Madfish Shiraz 2009 $14.95–$17
Great Southern and Margaret River, Western Australia
Madfish is a second label of Amy and Jeff Burch’s Howard Park, with wineries in Margaret River and Denmark and extensive vineyard resources across south-western Western Australia. Like so many Australian wineries that make more expensive, cutting edge wines, quality trickles down the line to entry-level products. In Madfish shiraz we enjoy ripe-berry and shiraz varietal character, with the lovely spicy, savoury accent and firm, tight tannins typical of the Great Southern region.
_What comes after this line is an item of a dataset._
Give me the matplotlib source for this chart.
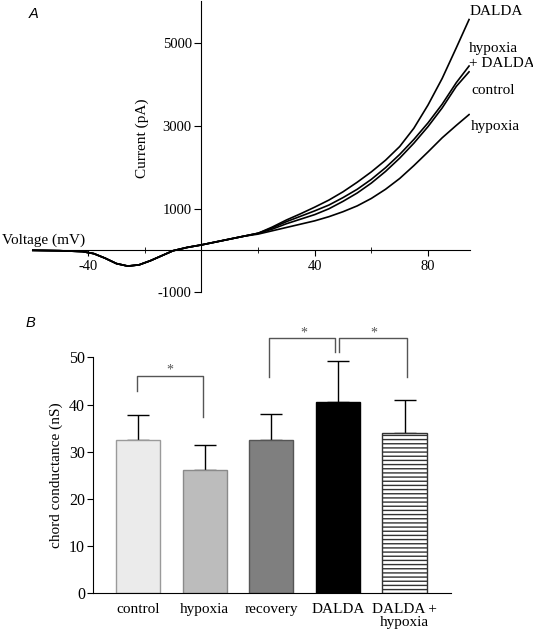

Angullong “The Pretender” Savagnin 2011 $25
Angullong vineyard, Central Ranges, New South Wales
Angullong, on Orange’s southern border, has been trialling several lesser-known varieties, including savagnin (thought to be albarino when planted), tempranillo, vermentino, sagrantino and sangiovese. Theirs is a surprising full-bodied expression of savagnin, leaning to citrusy and savoury flavours, with a rich texture and just a touch of alcoholic heat in the dry finish. The style is well removed from the more overt fruit flavours we see in most Australian whites, but retains the familiar cleanness and freshness.
Bloodwood Chardonnay 2010 $27
Bloodwood vineyard, Orange, New South Wales
Peter Doyle writes, “This chardonnay is made from grapes grown on the region’s oldest chardonnay vineyard, planted in 1984 with much bemusement from neighbouring farmers”. Coming on to two years’ age, Doyle’s new release looks fresh and young – its vibrant acidity and restrained but delicious melon-rind varietal flavour revealing its cool-climate origins. The varietal flavour easily keeps its head above the barrel-derived characters. Indeed, these simply make a scrumptious wine even more interesting. The wine will probably drink well for another decade.
Main Ridge Estate Chardonnay 2010 $55
Main Ridge Estate vineyard, Mornington Peninsula, Victoria
What separates a so-so chardonnay from one costing $55? It starts with the quality of the grapes – meaning an appropriate climate, site and vine age, backed by diligent vineyard work to achieve perfect grape ripeness. Then comes the winemaking – a tricky affair with chardonnay as the techniques (barrel fermentation, secondary malo-lactic fermentation and prolonged ageing on yeast lees) all have the potential to overwhelm the grape flavour. In Main Ridge, the winemaking inputs support the glorious grapefruit and nectarine varietal flavours on a plush but very fine, buoyant and ethereal palate. It’s an exceptional wine capable of extended bottle ageing.
Main Ridge Estate Half Acre Pinot Noir 2010 $70
Half Acre vineyard, Main Ridge Estate, Mornington Peninsula, Victoria
Nat and Rosalie White’s flagship red reveals a subtle, sensuous, ever-changing face of pinot. The style evolved over many decades (vineyard planted in 1975) as the White’s constantly fine-tuned vineyard management and winemaking techniques. From 2007 on, the pinots were not only wild-yeast fermented, but bottled without fining or filtering – as Nat learned to produce bright, clear wines in barrel. Some of the insights to achieve this came from visits to Burgundy, pinot’s heartland. On opening, the 2010 appears tight and tannic; then, over time, the beautiful layers of pinot fruit characters come through on a supple, deeply layered, sensuous palate, framed by those fine, firm tannins.